Risks of Federal Control


Bringing Fannie and Freddie under federal control opens them to political pressure and raises questions about how their mission should change, according to Guttentag. “Very clearly, some new direction has to be established for these institutions, because right now they are in a kind of policy vacuum.” Among the questions: should the firms relax lending standards to make it easier for people to get loans, even if doing so increases the risk to taxpayers? Should it enact a moratorium on home foreclosures, as some in Congress have demanded? That might help some homeowners but could also deepen losses the taxpayer would have to make up.


Like all government bailouts, this one sparks concerns about moral hazard — creating a safety net that encourages more risky behavior. Wharton faculty say that while this is a legitimate concern, it was outweighed in this instance by the need to protect the financial markets. Moreover, the government minimized the moral hazard by declining to bail out Fannie and Freddie shareholders, which it could have done with an infusion of money. Instead, the shares are left virtually worthless. Even preferred shareholders will not receive dividends, and any future profits will go to the government to pay the 10% dividends on a new class of preferred shares the government received in return for the bailout.


“I think that was definitely the right decision,” Siegel says.


For the sake of the markets, the government did protect Fannie and Freddie bondholders, and that may encourage some investors to lend money unwisely in the future, Gyourko says. But, he adds, “Remember, this is a quasi-public firm. So it’s different from Bear Stearns, and it’s different from Lehman…. There is moral hazard, but I’m less worried about it here than in those other cases.”


All the faculty members interviewed expect the government conservatorship to last until housing prices have stopped falling and the market stabilizes, which they estimated will take until after 2009.


Guttentag sees three ways to reconfigure the two companies once the dust settles. One is to restore their quasi-governmental status, with taxpayer backing again implied but not guaranteed. “To me, that is a bad model,” he says. “I’ve always been against the existing Fannie model because of its inherent ambiguity.” An alternative, he suggests, would be to convert the firms to government agencies like the Federal Housing Administration, which emphasizes loans to people who have trouble getting them from private mortgage companies. While this would avoid the ambiguity of the traditional system, it would subject the country’s largest mortgage providers to the kind of political pressure often directed at the FHA. Politicians, rather than market forces, would determine who is eligible for a mortgage, and whether some groups of borrowers should be favored or subsidized, he says.


The preferable outcome, Guttentag suggests, would be to completely eliminate the federal role and turn Fannie and Freddie into private companies. Since they would not have the advantage of implicit government backing, other companies could more easily compete with them, holding mortgage rates down, he argues.


Gyourko, too, favors privatization. The quasi-governmental system, because of the implied safety net, encouraged the firms’ management to take unwise risks such as investing in mortgage securities backed by subprime loans, he notes. If Fannie and Freddie were privatized, he believes, their affordable-housing mission could be taken over by government agencies such as the Department of Housing and Urban Development.

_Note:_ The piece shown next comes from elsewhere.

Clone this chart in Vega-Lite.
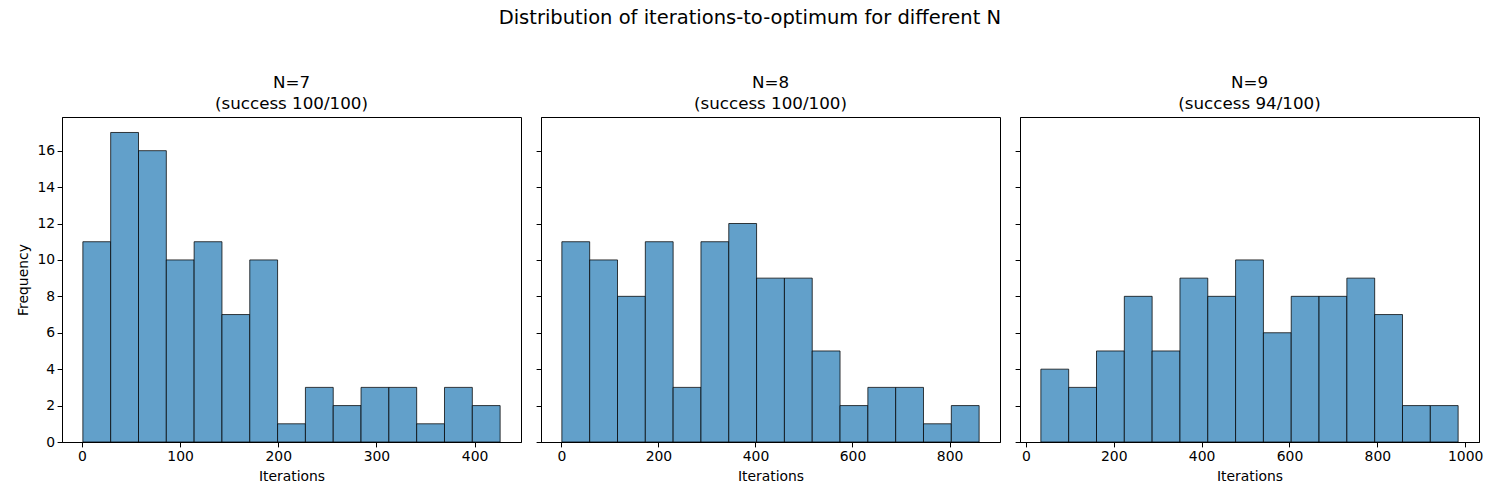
{
  "$schema": "https://vega.github.io/schema/vega-lite/v6.json",
  "padding": {"left": 16, "top": 8, "right": 14, "bottom": 8},
  "background": "white",
  "bounds": "flush",
  "spacing": 20,
  "title": {
    "text": "Distribution of iterations-to-optimum for different N",
    "fontSize": 19.5,
    "fontWeight": "normal",
    "color": "black",
    "anchor": "middle",
    "offset": 46
  },
  "config": {
    "font": "DejaVu Sans",
    "view": {"stroke": "black", "strokeWidth": 1},
    "axis": {
      "grid": false,
      "domainColor": "black",
      "tickColor": "black",
      "labelColor": "black",
      "titleColor": "black",
      "labelFontSize": 13.9,
      "titleFontSize": 13.9,
      "titleFontWeight": "normal",
      "tickSize": 4.9,
      "labelPadding": 2.5,
      "titlePadding": 6
    },
    "title": {"fontSize": 16.7, "fontWeight": "normal", "color": "black", "lineHeight": 21, "offset": 4}
  },
  "data": {
    "values": [
      {"N": 7, "lo": 1, "hi": 29.33, "count": 11},
      {"N": 7, "lo": 29.33, "hi": 57.67, "count": 17},
      {"N": 7, "lo": 57.67, "hi": 86, "count": 16},
      {"N": 7, "lo": 86, "hi": 114.33, "count": 10},
      {"N": 7, "lo": 114.33, "hi": 142.67, "count": 11},
      {"N": 7, "lo": 142.67, "hi": 171, "count": 7},
      {"N": 7, "lo": 171, "hi": 199.33, "count": 10},
      {"N": 7, "lo": 199.33, "hi": 227.67, "count": 1},
      {"N": 7, "lo": 227.67, "hi": 256, "count": 3},
      {"N": 7, "lo": 256, "hi": 284.33, "count": 2},
      {"N": 7, "lo": 284.33, "hi": 312.67, "count": 3},
      {"N": 7, "lo": 312.67, "hi": 341, "count": 3},
      {"N": 7, "lo": 341, "hi": 369.33, "count": 1},
      {"N": 7, "lo": 369.33, "hi": 397.67, "count": 3},
      {"N": 7, "lo": 397.67, "hi": 426, "count": 2},
      {"N": 8, "lo": 1, "hi": 58.33, "count": 11},
      {"N": 8, "lo": 58.33, "hi": 115.67, "count": 10},
      {"N": 8, "lo": 115.67, "hi": 173, "count": 8},
      {"N": 8, "lo": 173, "hi": 230.33, "count": 11},
      {"N": 8, "lo": 230.33, "hi": 287.67, "count": 3},
      {"N": 8, "lo": 287.67, "hi": 345, "count": 11},
      {"N": 8, "lo": 345, "hi": 402.33, "count": 12},
      {"N": 8, "lo": 402.33, "hi": 459.67, "count": 9},
      {"N": 8, "lo": 459.67, "hi": 517, "count": 9},
      {"N": 8, "lo": 517, "hi": 574.33, "count": 5},
      {"N": 8, "lo": 574.33, "hi": 631.67, "count": 2},
      {"N": 8, "lo": 631.67, "hi": 689, "count": 3},
      {"N": 8, "lo": 689, "hi": 746.33, "count": 3},
      {"N": 8, "lo": 746.33, "hi": 803.67, "count": 1},
      {"N": 8, "lo": 803.67, "hi": 861, "count": 2},
      {"N": 9, "lo": 34, "hi": 97.33, "count": 4},
      {"N": 9, "lo": 97.33, "hi": 160.67, "count": 3},
      {"N": 9, "lo": 160.67, "hi": 224, "count": 5},
      {"N": 9, "lo": 224, "hi": 287.33, "count": 8},
      {"N": 9, "lo": 287.33, "hi": 350.67, "count": 5},
      {"N": 9, "lo": 350.67, "hi": 414, "count": 9},
      {"N": 9, "lo": 414, "hi": 477.33, "count": 8},
      {"N": 9, "lo": 477.33, "hi": 540.67, "count": 10},
      {"N": 9, "lo": 540.67, "hi": 604, "count": 6},
      {"N": 9, "lo": 604, "hi": 667.33, "count": 8},
      {"N": 9, "lo": 667.33, "hi": 730.67, "count": 8},
      {"N": 9, "lo": 730.67, "hi": 794, "count": 9},
      {"N": 9, "lo": 794, "hi": 857.33, "count": 7},
      {"N": 9, "lo": 857.33, "hi": 920.67, "count": 2},
      {"N": 9, "lo": 920.67, "hi": 984, "count": 2}
    ]
  },
  "hconcat": [
    {
      "width": 459,
      "height": 325,
      "title": {"text": ["N=7", "(success 100/100)"]},
      "transform": [{"filter": "datum.N == 7"}],
      "mark": {"type": "rect", "fill": "#62a0ca", "stroke": "black", "strokeOpacity": 0.75, "strokeWidth": 1},
      "encoding": {
        "x": {
          "field": "lo",
          "type": "quantitative",
          "scale": {"domain": [-20.25, 447.25], "nice": false, "zero": false},
          "axis": {"values": [0, 100, 200, 300, 400], "format": "d", "title": "Iterations"}
        },
        "x2": {"field": "hi"},
        "y": {
          "field": "count",
          "type": "quantitative",
          "scale": {"domain": [0, 17.85], "nice": false},
          "axis": {"values": [0, 2, 4, 6, 8, 10, 12, 14, 16], "title": "Frequency"}
        },
        "y2": {"datum": 0}
      }
    },
    {
      "width": 459,
      "height": 325,
      "title": {"text": ["N=8", "(success 100/100)"]},
      "transform": [{"filter": "datum.N == 8"}],
      "mark": {"type": "rect", "fill": "#62a0ca", "stroke": "black", "strokeOpacity": 0.75, "strokeWidth": 1},
      "encoding": {
        "x": {
          "field": "lo",
          "type": "quantitative",
          "scale": {"domain": [-42, 904], "nice": false, "zero": false},
          "axis": {"values": [0, 200, 400, 600, 800], "format": "d", "title": "Iterations"}
        },
        "x2": {"field": "hi"},
        "y": {
          "field": "count",
          "type": "quantitative",
          "scale": {"domain": [0, 17.85], "nice": false},
          "axis": {"values": [0, 2, 4, 6, 8, 10, 12, 14, 16], "labels": false, "title": null}
        },
        "y2": {"datum": 0}
      }
    },
    {
      "width": 459,
      "height": 325,
      "title": {"text": ["N=9", "(success 94/100)"]},
      "transform": [{"filter": "datum.N == 9"}],
      "mark": {"type": "rect", "fill": "#62a0ca", "stroke": "black", "strokeOpacity": 0.75, "strokeWidth": 1},
      "encoding": {
        "x": {
          "field": "lo",
          "type": "quantitative",
          "scale": {"domain": [-13.5, 1031.5], "nice": false, "zero": false},
          "axis": {"values": [0, 200, 400, 600, 800, 1000], "format": "d", "title": "Iterations"}
        },
        "x2": {"field": "hi"},
        "y": {
          "field": "count",
          "type": "quantitative",
          "scale": {"domain": [0, 17.85], "nice": false},
          "axis": {"values": [0, 2, 4, 6, 8, 10, 12, 14, 16], "labels": false, "title": null}
        },
        "y2": {"datum": 0}
      }
    }
  ]
}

Are Favored Lenders Needed?


Research suggests that privatizing the companies would cause mortgage rates to rise by no more than a quarter to one-half of a percentage point, Gyourko says, noting that other developed countries have healthy mortgage markets without government-backed firms like Fannie and Freddie. “Making loans is profitable. You don’t need government to do this.” Marston, too, says the firms should eventually be made private and cut off from government backing, but he acknowledges there is likely to be much opposition. “The next president is going to have to confront this Fannie-Freddie issue right away….. Just setting them up again like before would be irresponsible. But it is still likely.”


While the problems at Fannie and Freddie did involve management mistakes, such as heavy investment in subprime mortgages, the companies’ downward spiral would have happened anyway because the entire market was in trouble, Wachter argues. Lenders became too lax, requiring little proof that borrowers could afford their mortgages, and investors ignored the risks inherent in securities backed by subprime loans and other types of mortgages. “The Fannie and Freddie collapse would have happened even without Fannie and Freddie’s own errors,” she says. Therefore, she concludes, the troubles do not indicate the firms’ quasi-public structure is flawed. Until recently, the system has worked well, she says.


In most of the world, homeowners are only offered adjustable-rate mortgages, with monthly payments fluctuating as interest rates change. Through Fannie and Freddie, fixed-rate loans have been widely available in the U.S. The fixed-rate mortgage, according to Wachter, “is very much a plus for the security and the stability of the American economy.” She believes it deserves much of the credit for minimizing economic downturns between 1980 and 2000. Much of the recent turmoil has been caused by the collapse of securities tied to adjustable-rate loans.


Explicit government backing of Fannie’s and Freddie’s securities is now a fact of life and probably will continue to be, Wachter believes. Nonetheless, other changes should be considered, such as breaking the firms into numerous companies to better contain problems. She suggests that the real solution to the housing-related crisis is not to change Fannie and Freddie but to assure that loans are made only to borrowers who can repay them, and that investors better understand the risks inherent in mortgage-backed securities. “We need far greater oversight.”


Wachter and her Wharton colleagues agree that in the wake of the Fannie and Freddie takeover, the biggest change for borrowers will be slightly higher interest rates and the return of the 10% to 20% down payment requirement, which reduces lenders’ risks. Tougher lending standards have already swept the industry. “That’s likely to persist,” Wachter says, “and it’s actually all to the good.”